Emploi et environnement, un équilibre difficile
Quand des emplois sont en jeu, il est parfois difficile pour les syndicats de maintenir leurs positions sur l’environnement. En avril 2024, des dizaines d’employé·es du groupe SEB – numéro un mondial du petit équipement domestique -, se sont rendu·es à Paris pour manifester contre une proposition de loi écologiste qui visait à interdire, dès 2026, la fabrication de divers objets contenant des PFAS, ces «polluants éternels». Particulièrement persistants dans le corps et l’environnement, certains sont classés comme cancérigènes pour les humains. Parmi les objets incriminés, figuraient des ustensiles de cuisine comme les poêles, qui faisaient craindre jusqu’à 3 000 pertes d’emplois chez Tefal, filiale de SEB.
À la suite de cette mobilisation, les ustensiles de cuisine n’étaient plus concernés par la proposition de loi, au grand dam de nombreuses associations écologistes. «Nous soutenons totalement les salariés, l’enjeu, c’était bien sûr l’emploi. Vous ne pouvez pas leur annoncer qu’ils vont perdre leur travail sans proposer de solutions», défend Béatrice Clicq de FO, premier syndicat chez Tefal. «On veut protéger l’emploi et l’environnement, mais pour joindre les deux, il faut que les choses soient anticipées. On ne peut pas prendre des décisions aussi abruptes», considère Madeleine Gilbert de la CFE-CGC.
Si des syndicalistes de FO et de la CFE-CGC ont manifesté contre la proposition de loi aux côtés de la direction de SEB, les représentant·es de la CGT se sont opposé·es à cette initiative, dénonçant un chantage à l’emploi et un lobbying industriel. «Il faut lutter contre le genre de pollution que sont les PFAS, nous travaillons avec des ONG comme Générations futures sur ce sujet, indique Fabienne Rouchy, de la CGT. Évidemment que nous défendons l’emploi, mais s’il doit changer de nature pour aider à la transition, nous y sommes favorables.». C’est une première dans le monde syndical : les branches chimie et métallurgie de la CGT ont récemment constitué un «collectif PFAS» pour protéger les salarié·es et trouver des alternatives aux polluants.
Accompagnement et garanties
Face aux mutations futures dans les emplois, les syndicats demandent un accompagnement et des garanties pour les travailleurs et travailleuses. Lors des derniers États généraux industrie et environnement, qu’elle organise, la CGT a listé 22 propositions parmi lesquelles la création d’une «sécurité professionnelle environnementale». Les salarié·es dont les emplois seraient supprimés en raison de la transition écologique pourraient être formés à une nouvelle activité, et bénéficier du maintien de leur salaire grâce à un fonds mutualisé.

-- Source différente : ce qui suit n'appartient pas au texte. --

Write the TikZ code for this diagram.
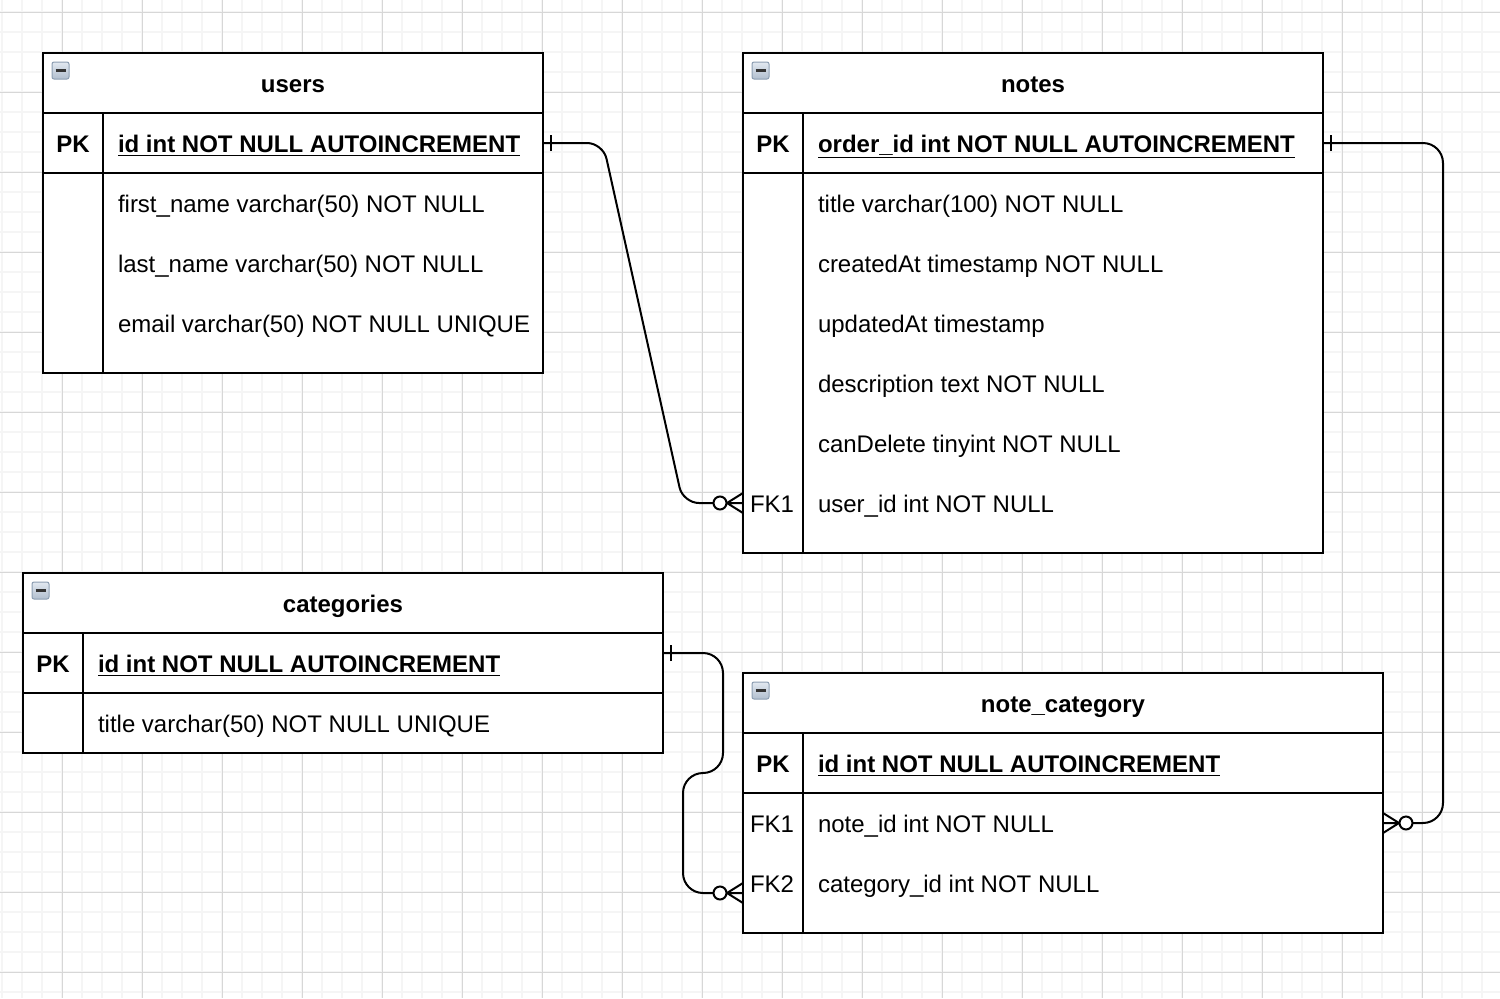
\documentclass[tikz,border=0pt]{standalone}
\usepackage{fontspec}
\setmainfont{Liberation Sans}
\usetikzlibrary{calc}

\tikzset{every picture/.style={line width=1pt}}
\tikzset{
  minorgrid/.style={line width=1pt, draw={rgb,255:red,245;green,245;blue,245}},
  majorgrid/.style={line width=0.5pt, draw={rgb,255:red,215;green,215;blue,215}},
  tablebox/.style={draw, fill=white},
  tabletitle/.style={anchor=base, inner sep=0pt, font=\fontsize{12}{14}\selectfont\bfseries},
  keylabel/.style={anchor=base, inner sep=0pt},
  field/.style={anchor=base west, inner sep=0pt},
  collapse/.style={draw={rgb,255:red,140;green,158;blue,178}, line width=0.5pt, rounded corners=1pt,
    top color={rgb,255:red,226;green,232;blue,240}, bottom color={rgb,255:red,176;green,190;blue,206}},
  onemark/.pic={\draw (8,-8) -- (8,8);},
  zeromany/.pic={\draw (0,-10) -- (-16,0) -- (0,10) (0,0) -- (-16,0);
    \draw [fill=white] (-23,0) circle (3.25pt);},
}

\begin{document}
\begin{tikzpicture}[x=0.5pt,y=0.5pt,yscale=-1,xscale=1,font=\fontsize{12}{14}\selectfont]
	\useasboundingbox (0,0) rectangle (1500,998);
	\fill [white] (0,0) rectangle (1500,998);

	% grid
	\foreach \x in {2,22,...,1500} \draw [minorgrid] (\x,0) -- (\x,998);
	\foreach \y in {12,32,...,998} \draw [minorgrid] (0,\y) -- (1500,\y);
	\foreach \x in {62,142,...,1500} \draw [majorgrid] (\x,0) -- (\x,998);
	\foreach \y in {12,92,...,998} \draw [majorgrid] (0,\y) -- (1500,\y);

	% users
	\draw [tablebox] (43,53) rectangle (543,373);
	\draw (43,113) -- (543,113) (43,173) -- (543,173) (103,113) -- (103,373);
	\draw [collapse] (52,62) rectangle (69,79);
	\draw [line width=1.5pt, black!80] (55.5,70.5) -- (65.5,70.5);
	\node [tabletitle] (users_title) at (293,92) {users};
	\node [keylabel] (users_pklabel) at (73,152) {\textbf{PK}};
	\node [field] (users_id) at (117,152) {\textbf{\underline{id int NOT NULL AUTOINCREMENT}}};
	\node [field] (users_first) at (117,212) {first\_name varchar(50) NOT NULL};
	\node [field] (users_last) at (117,272) {last\_name varchar(50) NOT NULL};
	\node [field] (users_email) at (117,332) {email varchar(50) NOT NULL UNIQUE};
	\coordinate (users_pk) at (543,143);

	% notes
	\draw [tablebox] (743,53) rectangle (1323,553);
	\draw (743,113) -- (1323,113) (743,173) -- (1323,173) (803,113) -- (803,553);
	\draw [collapse] (752,62) rectangle (769,79);
	\draw [line width=1.5pt, black!80] (755.5,70.5) -- (765.5,70.5);
	\node [tabletitle] (notes_title) at (1033,92) {notes};
	\node [keylabel] (notes_pklabel) at (773,152) {\textbf{PK}};
	\node [field] (notes_id) at (817,152) {\textbf{\underline{order\_id int NOT NULL AUTOINCREMENT}}};
	\node [field] (notes_title_f) at (817,212) {title varchar(100) NOT NULL};
	\node [field] (notes_created) at (817,272) {createdAt timestamp NOT NULL};
	\node [field] (notes_updated) at (817,332) {updatedAt timestamp};
	\node [field] (notes_desc) at (817,392) {description text NOT NULL};
	\node [field] (notes_candelete) at (817,452) {canDelete tinyint NOT NULL};
	\node [keylabel] (notes_fklabel) at (772,512) {FK1};
	\node [field] (notes_user) at (817,512) {user\_id int NOT NULL};
	\coordinate (notes_pk) at (1323,143);
	\coordinate (notes_fk1) at (743,503);

	% categories
	\draw [tablebox] (23,573) rectangle (663,753);
	\draw (23,633) -- (663,633) (23,693) -- (663,693) (83,633) -- (83,753);
	\draw [collapse] (32,582) rectangle (49,599);
	\draw [line width=1.5pt, black!80] (35.5,590.5) -- (45.5,590.5);
	\node [tabletitle] (cat_title) at (343,612) {categories};
	\node [keylabel] (cat_pklabel) at (53,672) {\textbf{PK}};
	\node [field] (cat_id) at (97,672) {\textbf{\underline{id int NOT NULL AUTOINCREMENT}}};
	\node [field] (cat_title_f) at (97,732) {title varchar(50) NOT NULL UNIQUE};
	\coordinate (cat_pk) at (663,653);

	% note_category
	\draw [tablebox] (743,673) rectangle (1383,933);
	\draw (743,733) -- (1383,733) (743,793) -- (1383,793) (803,733) -- (803,933);
	\draw [collapse] (752,682) rectangle (769,699);
	\draw [line width=1.5pt, black!80] (755.5,690.5) -- (765.5,690.5);
	\node [tabletitle] (nc_title) at (1063,712) {note\_category};
	\node [keylabel] (nc_pklabel) at (773,772) {\textbf{PK}};
	\node [field] (nc_id) at (817,772) {\textbf{\underline{id int NOT NULL AUTOINCREMENT}}};
	\node [keylabel] (nc_fk1label) at (772,832) {FK1};
	\node [field] (nc_note) at (817,832) {note\_id int NOT NULL};
	\node [keylabel] (nc_fk2label) at (772,892) {FK2};
	\node [field] (nc_cat) at (817,892) {category\_id int NOT NULL};
	\coordinate (nc_fk1) at (1383,823);
	\coordinate (nc_fk2) at (743,893);

	% relations
	\draw [rounded corners=8pt] (users_pk) -- (603,143) -- (683,503) -- ($(notes_fk1)+(-30,0)$);
	\draw [rounded corners=10pt] (notes_pk) -- (1443,143) -- (1443,823) -- ($(nc_fk1)+(30,0)$);
	\draw [rounded corners=10pt] (cat_pk) -- (723,653) -- (723,773) -- (683,773) -- (683,893) -- ($(nc_fk2)+(-30,0)$);

	\pic at (users_pk) {onemark};
	\pic at (notes_pk) {onemark};
	\pic at (cat_pk) {onemark};
	\pic at (notes_fk1) {zeromany};
	\pic at (nc_fk2) {zeromany};
	\pic [xscale=-1] at (nc_fk1) {zeromany};
\end{tikzpicture}
\end{document}
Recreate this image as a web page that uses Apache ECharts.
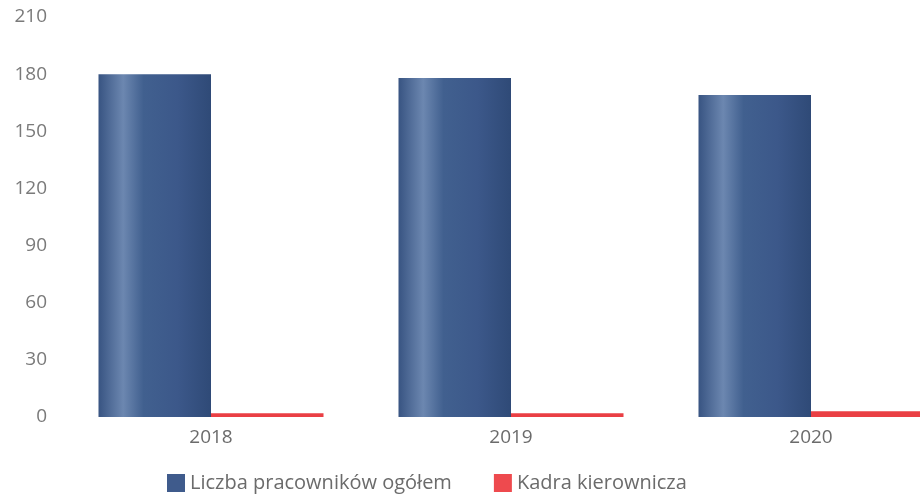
<!DOCTYPE html>
<html><head><meta charset="utf-8">
<script src="https://cdn.jsdelivr.net/npm/echarts@6/dist/echarts.min.js"></script>
<style>html,body{margin:0;padding:0;background:#fff}#c{width:920px;height:499px}</style>
</head><body><div id="c"></div>
<script>
const categories = ['2018', '2019', '2020'];
const totalEmployees = [180, 178, 169];
const management = [2, 2, 3];
const seriesNames = ['Liczba pracowników ogółem', 'Kadra kierownicza'];

const chart = echarts.init(document.getElementById('c'));
const blue = new echarts.graphic.LinearGradient(0, 0, 1, 0, [
  {offset: 0, color: '#385482'},
  {offset: 0.22, color: '#6c87b0'},
  {offset: 0.4, color: '#41608f'},
  {offset: 0.7, color: '#3c588a'},
  {offset: 1, color: '#2f4a77'}
]);
chart.setOption({
  animation: false,
  textStyle: {fontFamily: 'Open Sans'},
  grid: {left: 61, width: 900, top: 17, bottom: 82, containLabel: false, outerBoundsMode: 'none'},
  legend: {
    bottom: 1, left: 162,
    icon: 'rect',
    itemWidth: 18, itemHeight: 18, itemGap: 42, itemNodeGap: 6,
    textStyle: {color: '#6b6b6b', fontSize: 20, fontFamily: 'Open Sans'},
    data: [{name: seriesNames[0], itemStyle: {color: '#3f5b8c'}}, {name: seriesNames[1], itemStyle: {color: '#ee4a4e'}}]
  },
  xAxis: {
    type: 'category', data: categories,
    axisLine: {show: false}, axisTick: {show: false},
    axisLabel: {color: '#6b6b6b', fontSize: 19, margin: 11}
  },
  yAxis: {
    type: 'value', min: 0, max: 210, interval: 30,
    axisLine: {show: false}, axisTick: {show: false},
    splitLine: {show: false},
    axisLabel: {color: '#7a7a7a', fontSize: 19, margin: 14}
  },
  series: [
    {name: seriesNames[0], type: 'bar', data: totalEmployees, barGap: '0%', barCategoryGap: '25%', itemStyle: {color: blue}},
    {name: seriesNames[1], type: 'bar', data: management, itemStyle: {color: '#ea3f44'}}
  ]
});
</script></body></html>
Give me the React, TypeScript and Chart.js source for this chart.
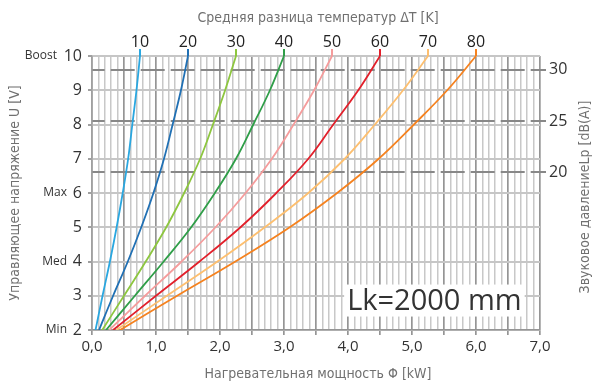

Solidaires revendique pour sa part la création d’un nouveau statut de «salarié de la transition écologique». Outre l’accès à des formations et l’obligation de reclassement des salarié·es concerné·es par une supression de poste, ce statut permettrait le maintien des rémunérations et des acquis sociaux entre deux emplois, comme le détaille Julie Le Mazier : «Si l’on regarde l’industrie pétrolière, il y a des garanties énormes qui ont été gagnées par les employés et qui sont inscrites dans la convention collective. Si on leur dit qu’ils vont aller vers d’autres secteurs – par exemple les énergies renouvelables -, où ils n’ont pas les mêmes acquis, alors ils vont se dire qu’ils y perdent». Pour Solidaires, il ne pourra pas y avoir de transition écologique sans un vaste mouvement de conquête de droits sociaux. Julier Le Mazier l’affirme : «Il faut qu’il y ait des contreparties pour les travailleurs, si l’on souhaite rendre cette nouvelle société désirable.»